Thierry Mugler took the twentieth anniversary of his label to the Cirque d'Hiver on 26 March 1995 and staged it as a haute couture show that ran roughly an hour and contained around three hundred looks. The cast list reads now like an attempt to itemise a lost decade. Claudia, Linda, Kate, Karen, Naomi. Tippi Hedren, Patty Hearst, Veruschka. A brace of porn stars. Yorkshire terriers in numbers nobody has been able to satisfactorily explain. James Brown performed. The Botticelli-cribbing Venus gown that Cardi B later wore to the 2019 Grammys was unveiled at the same show. Even with all of that, the moment people remember is the second Nadja Auermann shed a floor-length purple coat and a sheer black cover-up to reveal a chrome and perspex bodysuit underneath.

The bodysuit, since catalogued by the V&A and Wikipedia under the name robot couture, was made in collaboration with three craftsmen rather than one. The corsetier Mr. Pearl built the inside, the artist Jean-Jacques Urcun shaped the surface, and Jean-Pierre Delcros, an aircraft bodywork specialist, did the hard panels. The visual references the house has acknowledged are Hajime Sorayama's airbrushed gynoids and Fritz Lang's 1927 Metropolis. What you actually saw on the runway was a woman in articulated metal with the mechanical detail of a fighter fairing and the joinery of a corset. The suit was structural in a way couture rarely is, because the construction logic was not from dressmaking at all. It came in via an industry that makes objects intended to fly without coming apart.
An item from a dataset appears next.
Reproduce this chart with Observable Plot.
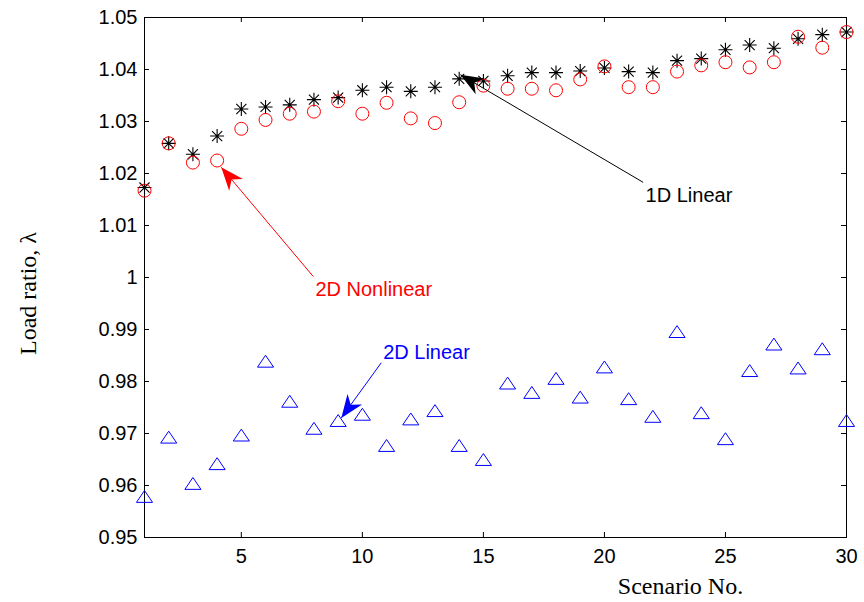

This is the part that justifies the bother of writing about it again. Couture has an expanded toolkit for soft goods. It has nobody on staff who knows how to anodise a panel or how to set a rivet that won't shear when the wearer breathes. Mugler went outside the trade and came back with a garment whose seams were not fabric seams. The collaboration model is the interesting fact, not the spectacle. After this show, the idea that a couture house could pull in an aerospace machinist or a bike-frame welder for a single garment stopped being fanciful. McQueen took the lesson into the moulded leather and resin work of the late 90s. Nicolas Ghesquière repurposed it at Balenciaga.

The other thing the show settled was who was going to photograph the suit. Helmut Newton ran an editorial in the November 1995 issue of American Vogue built around the gynoids, and that shoot is the one most people picture when they picture the suit, not the runway pass. Newton was on staff at French Vogue through the previous decade and had been working with Mugler in one configuration or another since 1976. The collection and the editorial belong to the same project. They were planned to sit beside each other on the page.

What the show did not do is end an era, although it gets written that way. The supermodel runway as a cultural form had another year of full pomp before it started to thin out, and Mugler himself produced couture for several more seasons before the line wound down at the start of the next decade. The accurate thing to say is narrower. On one March evening in 1995, the people who later got cast as the supporting characters of the decade were all at the Cirque d'Hiver at the same time, and the garment that turned up halfway through the show used a construction logic that no other couture house had on its floor. Whatever the gown count, that is the part the medium remembered.